As education costs continue to rise, Australian governments spend $71.5 billion on education and childcare services, according to a new report.
School is back and parents across the country are busy making sure uniforms fit, books have name labels on them and lunches are packed ready to be eaten by hungry students.
And while everyone knows education is important, it can also be a costly exercise with mums and dads spending more than just their spare pocket money on making sure the next generation's leaders have everything they need to get through the day.
In previous years results from the nationwide Clarks Back to School Saver Survey of 1,000 parents suggest that parents spend an average of $600 per child in order to make sure their kids are ready for the new school year.

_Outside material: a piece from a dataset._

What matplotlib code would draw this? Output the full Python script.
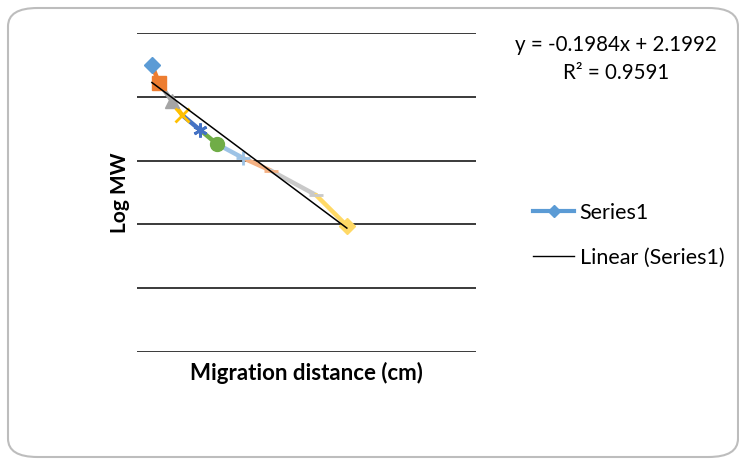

And the findings are similar to those produced by The National Centre for Social and Economic Modelling (NATSEM), with the organisation saying parents spend an average amount of $50,000 on education and child care.
But more recently it has become increasingly apparent that parents are not the only people spending big when it comes to teaching young people, as the 2012 annual Report on Government Services, released on Tuesday (January 31), has found that the majority of the government's education spending is dedicated to schools.
Of the $71.5 billion allocated to training young people in 2009-10 roughly a quarter of the total budget made it into the country's many universities.
Researchers also found that more and more people are utilising federally funded child care services, with estimates that a million children under the age of twelve attend these centres.
Early childhood education is also on the agenda for people living in the nation's territories and 117,615 young people attended state funded centres in these areas, while their peers in preschool reach around 224, 699.
For many parents making the decision to enrol their kids in preschool can be difficult, but it is one that the report suggests may improve their performance on key indicators when they finally graduate to primary education.
The report found that more than 77 per cent of the nation's young people have the basic language and cognitive skills they need to make a successful go of life when they make the transition from preschool or childcare to primary school.
A major part of this relatively high rating may come from the hard work and long hours that parents put into their kids, with statistics suggesting that almost half of all children between the age of three and eight were read to daily.